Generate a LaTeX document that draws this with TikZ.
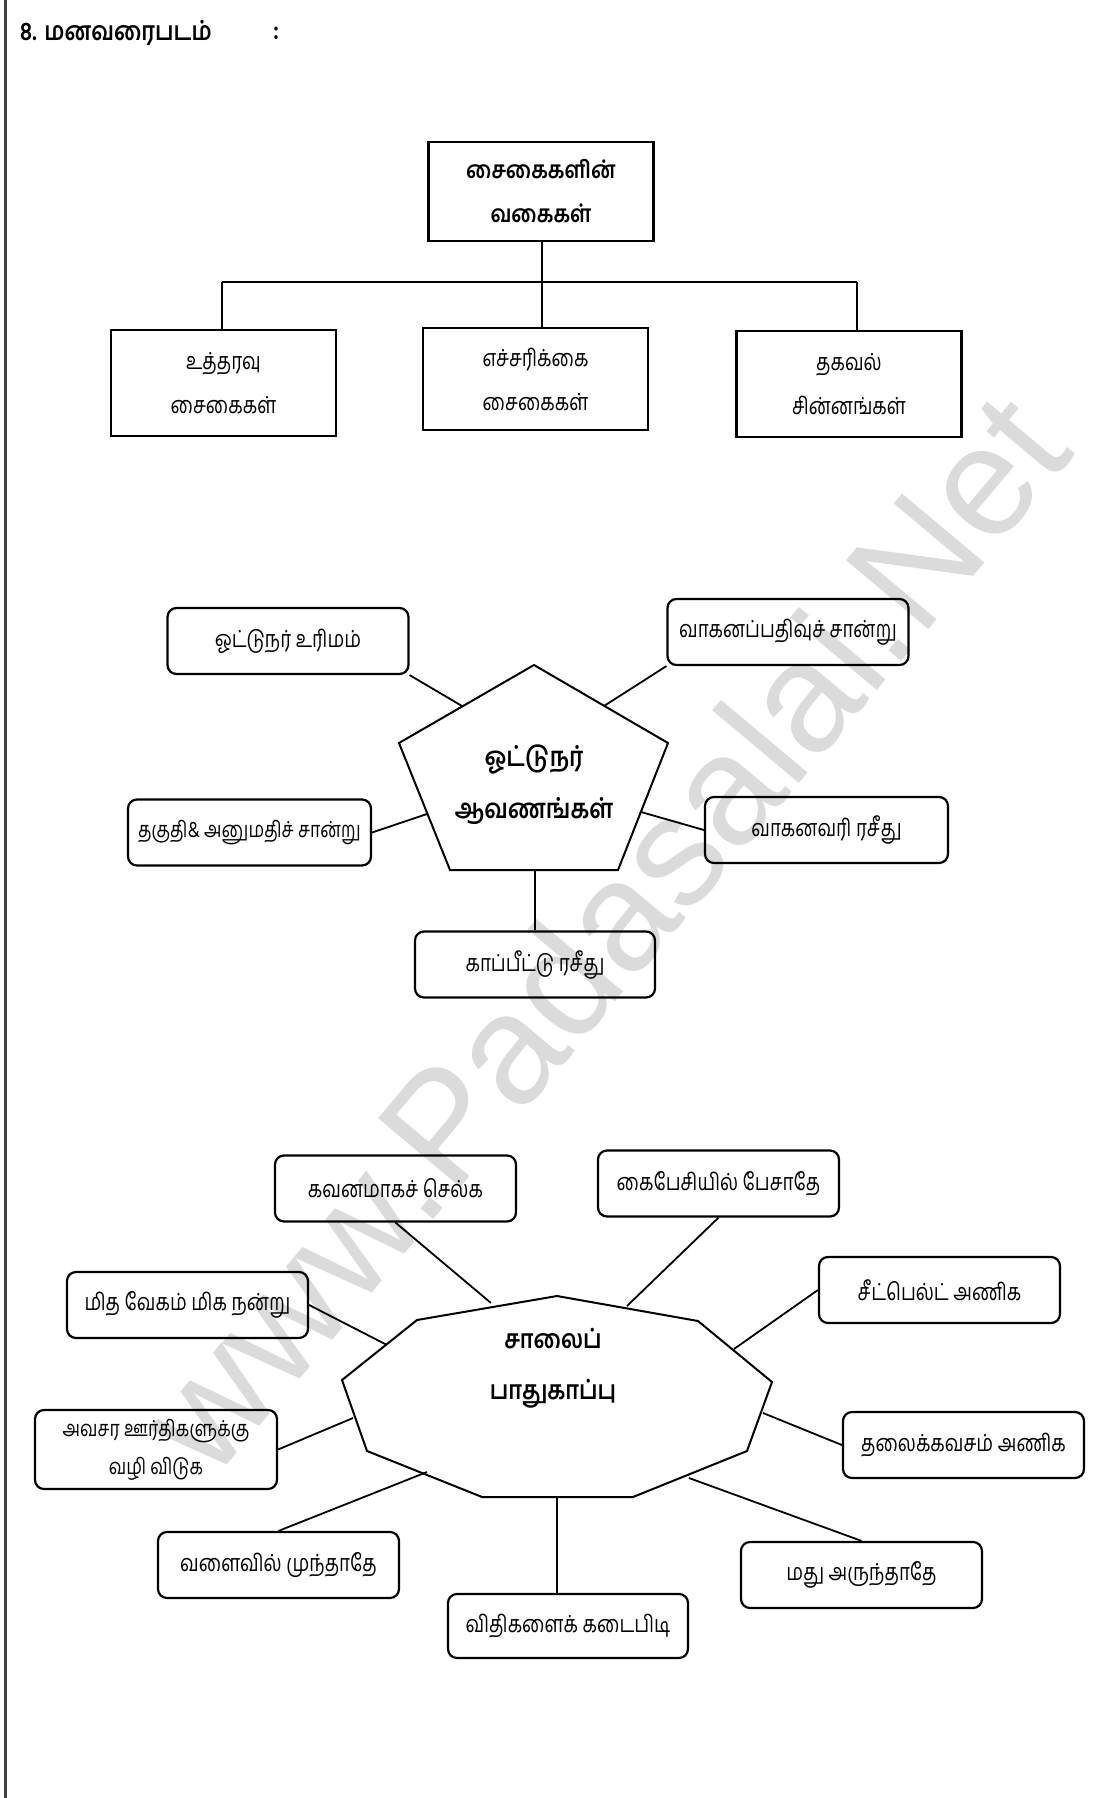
\documentclass[tikz,border=0pt]{standalone}
\usepackage{fontspec}
\newfontfamily\tam[Script=Tamil,FakeStretch=0.8]{Hind Madurai}
\newfontfamily\tamb[Script=Tamil,FakeStretch=0.85]{Hind Madurai}
\newfontfamily\wmfont{Liberation Sans}
\begin{document}
\begin{tikzpicture}[x=1pt,y=-1pt,
  sq/.style={draw, line width=2.6pt, minimum width=225pt, minimum height=102pt, inner sep=0pt, align=center, font=\tam\fontsize{23.5}{44}\selectfont},
  rb/.style={draw, line width=2.2pt, rounded corners=9pt, minimum width=241pt, minimum height=66pt, inner sep=0pt, align=center, font=\tam\fontsize{23.5}{36}\selectfont},
  con/.style={line width=1.8pt},
  ctr/.style={inner sep=0pt, align=center, font=\tamb\bfseries\fontsize{27}{52}\selectfont},
  poly/.style={line width=2pt, line join=miter},
]
\useasboundingbox (0,0) rectangle (1094,1798);
% watermark
\node[rotate=50, inner sep=0pt, text=black!14, font=\wmfont\fontsize{156}{156}\selectfont] (wm) at (602,932) {www.Padasalai.Net};
% page line
\coordinate (pg1) at (5.5,0);
\coordinate (pg2) at (5.5,1798);
\draw[line width=3pt, black!75] (pg1) -- (pg2);
% title
\node[anchor=west, inner sep=0pt, font=\tamb\bfseries\fontsize{26}{28}\selectfont] (title) at (20,33) {8. மனவரைபடம்};
\node[inner sep=0pt, font=\tamb\bfseries\fontsize{26}{28}\selectfont] (colon) at (276,33) {:};

% ---------- section 1 ----------
\node[sq, minimum height=99pt, font=\tamb\bfseries\fontsize{24}{44}\selectfont] (top) at (541,191.5) {சைகைகளின்\\வகைகள்};
\node[sq, minimum height=106pt] (c1) at (223.5,383) {உத்தரவு\\சைகைகள்};
\node[sq] (c2) at (535.5,379) {எச்சரிக்கை\\சைகைகள்};
\node[sq, minimum height=106pt] (c3) at (849,384) {தகவல்\\சின்னங்கள்};
\coordinate (hl) at (222,282);
\coordinate (hr) at (857,282);
\coordinate (hm) at (542,282);
\draw[con] (top.south -| hm) -- (hm);
\draw[con] (hl) -- (hr);
\draw[con] (hl) -- (hl |- c1.north);
\draw[con] (hr) -- (hr |- c3.north);
\draw[con] (hm) -- (hm |- c2.north);

% ---------- section 2 ----------
\coordinate (p1) at (534,665);
\coordinate (p2) at (668,743);
\coordinate (p3) at (618,870);
\coordinate (p4) at (450,870);
\coordinate (p5) at (399,743);
\draw[poly] (p1) -- (p2) -- (p3) -- (p4) -- (p5) -- cycle;
\node[ctr] (pc) at (534,785) {ஓட்டுநர்\\ஆவணங்கள்};
\node[rb] (b1) at (288,641) {ஓட்டுநர் உரிமம்};
\node[rb] (b2) at (788,632) {வாகனப்பதிவுச் சான்று};
\node[rb, minimum width=243pt, font=\tam\fontsize{22}{36}\selectfont] (b3) at (249.5,832.5) {தகுதி\& அனுமதிச் சான்று};
\node[rb, minimum width=243pt] (b4) at (826.5,830) {வாகனவரி ரசீது};
\node[rb, minimum width=240pt] (b5) at (535,964.5) {காப்பீட்டு ரசீது};
\coordinate (q1) at (462,706);
\coordinate (q2) at (604,706);
\coordinate (q3) at (427,814);
\coordinate (q4) at (641,812);
\coordinate (q5) at (535,870);
\draw[con] (b1.south east) -- (q1);
\draw[con] (b2.south west) -- (q2);
\draw[con] (b3.east) -- (q3);
\draw[con] (b4.west) -- (q4);
\draw[con] (q5) -- (q5 |- b5.north);

% ---------- section 3 ----------
\coordinate (v1) at (557,1296);
\coordinate (v2) at (698,1321);
\coordinate (v3) at (772,1382);
\coordinate (v4) at (747,1451);
\coordinate (v5) at (633,1497);
\coordinate (v6) at (482,1497);
\coordinate (v7) at (367,1451);
\coordinate (v8) at (342,1380);
\coordinate (v9) at (417,1320);
\draw[poly] (v1) -- (v2) -- (v3) -- (v4) -- (v5) -- (v6) -- (v7) -- (v8) -- (v9) -- cycle;
\node[ctr, font=\tamb\bfseries\fontsize{26}{51}\selectfont] (sc) at (553,1368) {சாலைப்\\பாதுகாப்பு};
\node[rb] (d1) at (395.5,1188.5) {கவனமாகச் செல்க};
\node[rb] (d2) at (718.5,1183.5) {கைபேசியில் பேசாதே};
\node[rb] (d3) at (187.5,1305) {மித வேகம் மிக நன்று};
\node[rb] (d4) at (939.5,1290) {சீட்பெல்ட் அணிக};
\node[rb, minimum width=242pt, minimum height=79pt, font=\tam\fontsize{22}{38}\selectfont] (d5) at (156,1449.5) {அவசர ஊர்திகளுக்கு\\வழி விடுக};
\node[rb] (d6) at (963.5,1445) {தலைக்கவசம் அணிக};
\node[rb] (d7) at (278.5,1565) {வளைவில் முந்தாதே};
\node[rb, minimum width=240pt, minimum height=64pt] (d8) at (568,1626) {விதிகளைக் கடைபிடி};
\node[rb] (d9) at (861.5,1575) {மது அருந்தாதே};
\coordinate (e1) at (491,1303);
\coordinate (e2) at (627,1306);
\coordinate (e3) at (387,1345);
\coordinate (e4) at (734,1349);
\coordinate (e5) at (353,1418);
\coordinate (e6) at (763,1413);
\coordinate (e7) at (427,1472);
\coordinate (e8) at (557,1497);
\coordinate (e9) at (689,1478);
\draw[con] (d1.south) -- (e1);
\draw[con] (d2.south) -- (e2);
\draw[con] (d3.east) -- (e3);
\draw[con] (d4.west) -- (e4);
\draw[con] (d5.east) -- (e5);
\draw[con] (d6.west) -- (e6);
\draw[con] (d7.north) -- (e7);
\draw[con] (e8) -- (e8 |- d8.north);
\draw[con] (d9.north) -- (e9);
\end{tikzpicture}
\end{document}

▶ What to work on: Could the lines from the top of the material through the line with "(hm |- c2.north);" be repeated exactly, pictures left out?

▶ Answer to this problem:
Generate a LaTeX document that draws this with TikZ.
\documentclass[tikz,border=0pt]{standalone}
\usepackage{fontspec}
\newfontfamily\tam[Script=Tamil,FakeStretch=0.8]{Hind Madurai}
\newfontfamily\tamb[Script=Tamil,FakeStretch=0.85]{Hind Madurai}
\newfontfamily\wmfont{Liberation Sans}
\begin{document}
\begin{tikzpicture}[x=1pt,y=-1pt,
  sq/.style={draw, line width=2.6pt, minimum width=225pt, minimum height=102pt, inner sep=0pt, align=center, font=\tam\fontsize{23.5}{44}\selectfont},
  rb/.style={draw, line width=2.2pt, rounded corners=9pt, minimum width=241pt, minimum height=66pt, inner sep=0pt, align=center, font=\tam\fontsize{23.5}{36}\selectfont},
  con/.style={line width=1.8pt},
  ctr/.style={inner sep=0pt, align=center, font=\tamb\bfseries\fontsize{27}{52}\selectfont},
  poly/.style={line width=2pt, line join=miter},
]
\useasboundingbox (0,0) rectangle (1094,1798);
% watermark
\node[rotate=50, inner sep=0pt, text=black!14, font=\wmfont\fontsize{156}{156}\selectfont] (wm) at (602,932) {www.Padasalai.Net};
% page line
\coordinate (pg1) at (5.5,0);
\coordinate (pg2) at (5.5,1798);
\draw[line width=3pt, black!75] (pg1) -- (pg2);
% title
\node[anchor=west, inner sep=0pt, font=\tamb\bfseries\fontsize{26}{28}\selectfont] (title) at (20,33) {8. மனவரைபடம்};
\node[inner sep=0pt, font=\tamb\bfseries\fontsize{26}{28}\selectfont] (colon) at (276,33) {:};

% ---------- section 1 ----------
\node[sq, minimum height=99pt, font=\tamb\bfseries\fontsize{24}{44}\selectfont] (top) at (541,191.5) {சைகைகளின்\\வகைகள்};
\node[sq, minimum height=106pt] (c1) at (223.5,383) {உத்தரவு\\சைகைகள்};
\node[sq] (c2) at (535.5,379) {எச்சரிக்கை\\சைகைகள்};
\node[sq, minimum height=106pt] (c3) at (849,384) {தகவல்\\சின்னங்கள்};
\coordinate (hl) at (222,282);
\coordinate (hr) at (857,282);
\coordinate (hm) at (542,282);
\draw[con] (top.south -| hm) -- (hm);
\draw[con] (hl) -- (hr);
\draw[con] (hl) -- (hl |- c1.north);
\draw[con] (hr) -- (hr |- c3.north);
\draw[con] (hm) -- (hm |- c2.north);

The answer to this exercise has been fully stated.